Traditional Imperative Approach
# Manual orchestration
def run_pipeline():
raw_data = extract_from_source()
cleaned = clean_data(raw_data)
enriched = enrich_with_dimensions(cleaned)
aggregated = compute_metrics(enriched)
load_to_warehouse(aggregated)
Declarative Approach
# Define what, not how
models:
- name: orders_enriched
description: Orders with customer dimensions
columns:
- name: order_id
tests: [unique, not_null]
dependencies:
- raw_orders
- dim_customers
materialization: incremental
- name: daily_metrics
description: Daily aggregated metrics
dependencies:
- orders_enriched
materialization: table
freshness:
warn_after: {count: 12, period: hour}
error_after: {count: 24, period: hour}
Trend 6: Data Mesh and Decentralization
Large organizations are moving toward decentralized data ownership.
Core Principles
- Domain ownership: Teams own their data products end-to-end
- Data as product: Treat data with product thinking
- Self-serve platform: Infrastructure enables autonomous teams
- Federated governance: Standards without centralized control
Data Product Definition
data_product:
name: customer-360
domain: customer-success
owner: cs-data-team
outputs:
- type: streaming
topic: customer-events
schema: avro/customer-event.avsc
- type: api
endpoint: /v1/customers/{id}
latency_sla: 100ms
- type: table
location: warehouse.customer_success.customers
refresh: hourly
quality_metrics:
completeness: 99.5%
accuracy: 99.9%
freshness: 1 hour
Trend 7: Cost-Aware Data Engineering
As data volumes grow, cost optimization becomes a core engineering concern.
Cost Monitoring
class CostTracker:
def track_query(self, query, result):
cost = self.estimate_cost(query)
self.metrics.record({
"query_hash": hash(query),
"bytes_scanned": result.bytes_scanned,
"estimated_cost": cost,
"user": query.user,
"team": query.team
})
if cost > self.alert_threshold:
self.alert(f"High-cost query: ${cost:.2f}")

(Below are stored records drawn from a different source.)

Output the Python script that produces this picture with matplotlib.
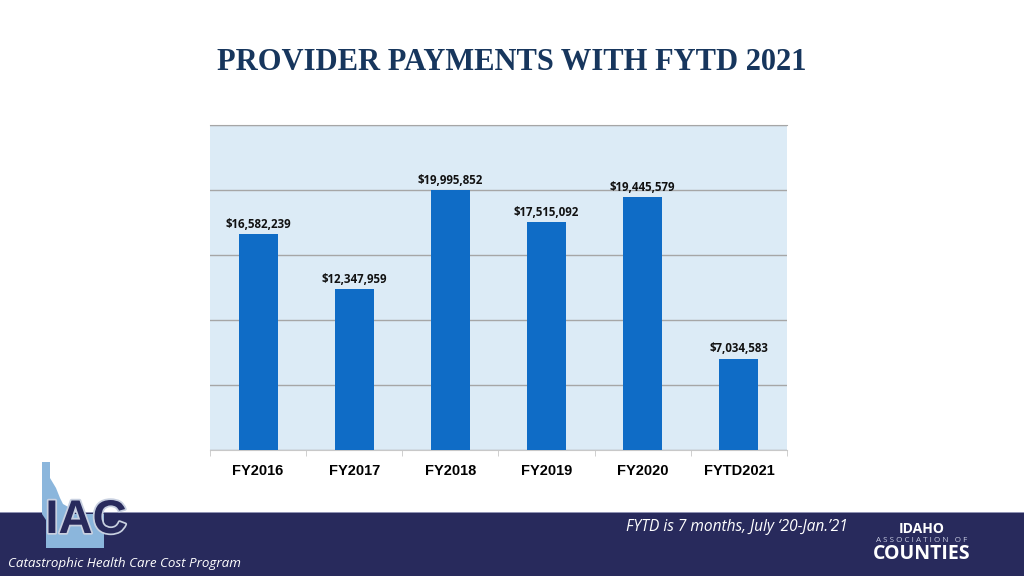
import matplotlib
matplotlib.use("Agg")
import matplotlib.pyplot as plt
from matplotlib.patches import Rectangle, Polygon
import matplotlib.patheffects as pe

categories = ["FY2016", "FY2017", "FY2018", "FY2019", "FY2020", "FYTD2021"]
payments = [16582239, 12347959, 19995852, 17515092, 19445579, 7034583]
y_ticks = [0, 5000000, 10000000, 15000000, 20000000, 25000000]

fig = plt.figure(figsize=(10.24, 5.76), dpi=100)
fig.patch.set_facecolor("white")

# bottom banner
fig.patches.append(Rectangle((0, 0), 1, 64 / 576, transform=fig.transFigure,
                             facecolor="#282a5c", edgecolor="none", zorder=0))
fig.patches.append(Rectangle((0, 63 / 576), 1, 1.5 / 576, transform=fig.transFigure,
                             facecolor="#8f92b3", edgecolor="none", zorder=0))

ax = fig.add_axes([210 / 1024, 1 - 450 / 576, 577 / 1024, 325 / 576])
ax.set_facecolor("#dcebf6")
x = list(range(len(categories)))
ax.bar(x, payments, width=0.405, color="#0f6cc6", zorder=3)
ax.set_xlim(-0.5, len(categories) - 0.5)
ax.set_ylim(0, 25000000)
ax.set_yticks(y_ticks)
ax.yaxis.grid(True, color="#a6a6a6", linewidth=1.0, zorder=1)
ax.tick_params(axis="y", left=False, labelleft=False)
for s in ["left", "right"]:
    ax.spines[s].set_visible(False)
ax.spines["top"].set_color("#a6a6a6")
ax.spines["bottom"].set_color("#c8c8c8")
ax.set_xticks(x)
ax.set_xticklabels(categories, fontfamily="Liberation Sans", fontweight="bold",
                   fontsize=10.5, color="black")
ax.tick_params(axis="x", length=0, pad=10)
ax.set_xticks([i + 0.5 for i in range(-1, len(categories))], minor=True)
ax.tick_params(axis="x", which="minor", length=4, color="#c8c8c8", direction="out")

for xi, v in zip(x, payments):
    ax.annotate(f"${v:,.0f}", (xi, v), xytext=(0, 2.5), textcoords="offset points",
                ha="center", va="bottom", fontfamily="Open Sans", fontweight="bold",
                fontsize=8.3, color="#111111", zorder=4)

fig.text(512 / 1024, 1 - 63 / 576, "PROVIDER PAYMENTS WITH FYTD 2021",
         ha="center", va="center", fontfamily="Liberation Serif", fontweight="bold",
         fontsize=22, color="#17365d")

# logo: Idaho shape + IAC
idaho = [(42, 462), (50, 462), (50, 478), (56, 488), (60, 498), (63, 504), (70, 508),
         (72, 514), (104, 514), (104, 548), (46, 548), (46, 520), (42, 514)]
fig.patches.append(Polygon([(px / 1024, 1 - py / 576) for px, py in idaho],
                           closed=True, transform=fig.transFigure,
                           facecolor="#8bb6dc", edgecolor="none", zorder=1))
fig.text(86 / 1024, 1 - 521 / 576, "IAC", ha="center", va="center",
         fontfamily="Liberation Sans", fontweight="bold", fontsize=34,
         color="#282a5c", zorder=3,
         path_effects=[pe.withStroke(linewidth=2.5, foreground="#c8d0e0")])

fig.text(8 / 1024, 1 - 563 / 576, "Catastrophic Health Care Cost Program",
         ha="left", va="center", fontfamily="Open Sans", style="italic",
         fontsize=9.6, color="white")
fig.text(848 / 1024, 1 - 527 / 576, "FYTD is 7 months, July \u201820-Jan.\u201921",
         ha="right", va="center", fontfamily="Open Sans", style="italic",
         fontsize=11.2, color="white")
fig.text(922 / 1024, 1 - 529 / 576, "IDAHO", ha="center", va="center",
         fontfamily="Open Sans", fontweight="bold", fontsize=10, color="white")
fig.text(922 / 1024, 1 - 541 / 576, "A S S O C I A T I O N   O F", ha="center", va="center",
         fontfamily="Open Sans", fontsize=5.8, color="#c8cce0")
fig.text(922 / 1024, 1 - 554 / 576, "COUNTIES", ha="center", va="center",
         fontfamily="Open Sans", fontweight="bold", fontsize=14, color="white")

fig.savefig("out.png", dpi=100, facecolor=fig.get_facecolor())
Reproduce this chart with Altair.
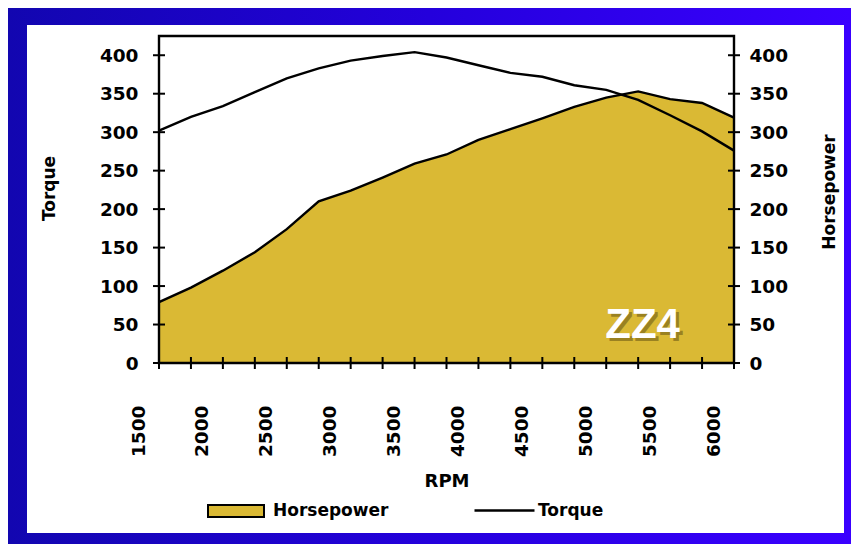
import altair as alt
import pandas as pd

# ---- data ----
rpm = [1500, 1750, 2000, 2250, 2500, 2750, 3000, 3250, 3500, 3750,
       4000, 4250, 4500, 4750, 5000, 5250, 5500, 5750, 6000]
horsepower = [79, 98, 120, 144, 174, 210, 224, 241, 259, 271,
              290, 304, 318, 333, 345, 353, 343, 338, 319]
torque = [302, 320, 334, 352, 370, 383, 393, 399, 404, 397,
          387, 377, 372, 361, 355, 342, 322, 301, 276]

x_label_values = [1500, 2000, 2500, 3000, 3500, 4000, 4500, 5000, 5500, 6000]
x_tick_values = rpm
y_tick_values = [0, 50, 100, 150, 200, 250, 300, 350, 400]
x_domain = [1500, 6000]
y_domain = [0, 425]
annotation = {"rpm": [5285], "v": [33], "label": ["ZZ4"]}

GOLD = "#DAB934"
FONT = "DejaVu Sans"
LW = 2.4

df = pd.DataFrame({"rpm": rpm, "hp": horsepower, "torque": torque})
df["s_hp"] = "Horsepower"
df["s_tq"] = "Torque"

ysc = alt.Scale(domain=y_domain, nice=False, zero=True)

x_axis = alt.Axis(
    values=x_label_values, format="d", labelAngle=-90, labelOffset=-21,
    labelPadding=42, ticks=False, tickSize=0, domain=False, grid=False,
    labelFlush=False, labelOverlap=False,
    labelFont=FONT, labelFontSize=18.5, labelFontWeight="bold", labelColor="black",
    title="RPM", titleFont=FONT, titleFontSize=18, titleFontWeight="bold",
    titleColor="black", titleX=287.5, titleY=123, titleAlign="center",
    titleBaseline="alphabetic", zindex=1)

def xenc(field="rpm"):
    return alt.X(f"{field}:Q", scale=alt.Scale(domain=x_domain, nice=False, zero=False),
                 axis=x_axis)

common_y = dict(values=y_tick_values, format="d", ticks=False, tickSize=0, domain=False,
                grid=False, labelFont=FONT, labelFontSize=18.5, labelFontWeight="bold",
                labelColor="black", labelFlush=False, labelOverlap=False,
                titleFont=FONT, titleFontSize=17, titleFontWeight="bold", titleColor="black",
                titleAngle=-90, titleAlign="center", titleBaseline="alphabetic", zindex=1)

tq_axis = alt.Axis(orient="left", labelPadding=21, title="Torque",
                   titleX=-104.5, titleY=152, **common_y)
hp_axis = alt.Axis(orient="right", labelPadding=15, title="Horsepower",
                   titleX=100.5, titleY=155.5, **common_y)

leg_common = dict(orient="none", title=None, padding=0, labelFont=FONT, labelFontSize=17,
                  labelFontWeight="bold", labelColor="black")
hp_legend = alt.Legend(legendX=48, legendY=446,
                       symbolType="M-1,-0.214L1,-0.214L1,0.214L-1,0.214Z",
                       symbolSize=3136, symbolStrokeColor="black", symbolStrokeWidth=2,
                       symbolOpacity=1, labelOffset=8, **leg_common)
tq_legend = alt.Legend(legendX=314, legendY=443, symbolType="stroke", symbolSize=3600,
                       symbolStrokeWidth=2.4, labelOffset=2, **leg_common)

one = pd.DataFrame({"a": [0]})

gradient = alt.LinearGradient(
    gradient="linear",
    stops=[alt.GradientStop(offset=0, color="#1206B0"),
           alt.GradientStop(offset=0.5, color="#2400DC"),
           alt.GradientStop(offset=1, color="#3A00FF")],
    x1=0, x2=1, y1=0, y2=0)

bg = alt.Chart(one).mark_rect(color=gradient).encode(
    x=alt.value(-151), x2=alt.value(692), y=alt.value(-28), y2=alt.value(508))
panel = alt.Chart(one).mark_rect(color="white").encode(
    x=alt.value(-132), x2=alt.value(685), y=alt.value(-11), y2=alt.value(497))

base = alt.Chart(df)

area = base.mark_area(opacity=1, interpolate="linear").encode(
    x=xenc(),
    y=alt.Y("hp:Q", scale=ysc, axis=hp_axis),
    fill=alt.Fill("s_hp:N", scale=alt.Scale(domain=["Horsepower"], range=[GOLD]),
                  legend=hp_legend))

hp_line = base.mark_line(color="black", strokeWidth=LW).encode(
    x=xenc(), y=alt.Y("hp:Q", scale=ysc, axis=None))

tq_line = base.mark_line(strokeWidth=LW).encode(
    x=xenc(),
    y=alt.Y("torque:Q", scale=ysc, axis=tq_axis),
    stroke=alt.Stroke("s_tq:N", scale=alt.Scale(domain=["Torque"], range=["black"]),
                      legend=tq_legend))

ann = pd.DataFrame(annotation)
zz_shadow = alt.Chart(ann).mark_text(
    font="Liberation Sans", fontSize=42, fontWeight="bold", color="#5c4a10",
    opacity=0.5, dx=3, dy=3, align="center", baseline="alphabetic").encode(
    x=xenc(), y=alt.Y("v:Q", scale=ysc, axis=None), text="label:N")
zz = alt.Chart(ann).mark_text(
    font="Liberation Sans", fontSize=42, fontWeight="bold", color="white",
    align="center", baseline="alphabetic").encode(
    x=xenc(), y=alt.Y("v:Q", scale=ysc, axis=None), text="label:N")

frame_df = pd.DataFrame({"rpm": [x_domain[0]], "rpm2": [x_domain[1]],
                         "v": [y_domain[0]], "v2": [y_domain[1]]})
frame = alt.Chart(frame_df).mark_rect(filled=False, stroke="black", strokeWidth=LW).encode(
    x=xenc(), x2="rpm2:Q", y=alt.Y("v:Q", scale=ysc, axis=None), y2="v2:Q")

xt_df = pd.DataFrame({"rpm": x_tick_values, "v": [0] * len(x_tick_values)})
xticks = alt.Chart(xt_df).mark_tick(orient="vertical", size=12, thickness=2,
                                    color="black", opacity=1).encode(
    x=xenc(), y=alt.Y("v:Q", scale=ysc, axis=None))

yt_df = pd.DataFrame({"rpm": [x_domain[0]] * len(y_tick_values) + [x_domain[1]] * len(y_tick_values),
                      "v": y_tick_values * 2})
yticks = alt.Chart(yt_df).mark_tick(orient="horizontal", size=12, thickness=2,
                                    color="black", opacity=1).encode(
    x=xenc(), y=alt.Y("v:Q", scale=ysc, axis=None))

chart = alt.layer(
    bg, panel, area, hp_line, tq_line, zz_shadow, zz, frame, xticks, yticks
).resolve_scale(y="independent").properties(
    width=575, height=327, padding=0
).configure_view(stroke=None)

chart.save("out.html", embed_options={"renderer": "svg", "actions": False})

def generate_report(self, period="weekly"):
return {
"total_cost": self.sum_costs(period),
"by_team": self.costs_by_team(period),
"top_queries": self.most_expensive_queries(period),
"optimization_opportunities": self.find_optimizations()
}
Preparing for the Future
Skills to Develop
- Streaming fundamentals: Kafka, Flink, streaming SQL
- Modern table formats: Delta Lake, Iceberg, Hudi
- Infrastructure as code: Terraform, Pulumi for data infrastructure
- Cost optimization: Understanding cloud pricing models
- Data contracts: Schema registries, data quality frameworks
Conclusion
The future of data engineering is real-time, declarative, and decentralized. While the technology landscape will continue evolving, the core mission remains constant: delivering reliable, timely, high-quality data to power business decisions.
Success in this evolving field requires continuous learning and adaptation. The engineers who thrive will be those who embrace streaming architectures, think in terms of data products, and balance technical excellence with cost consciousness.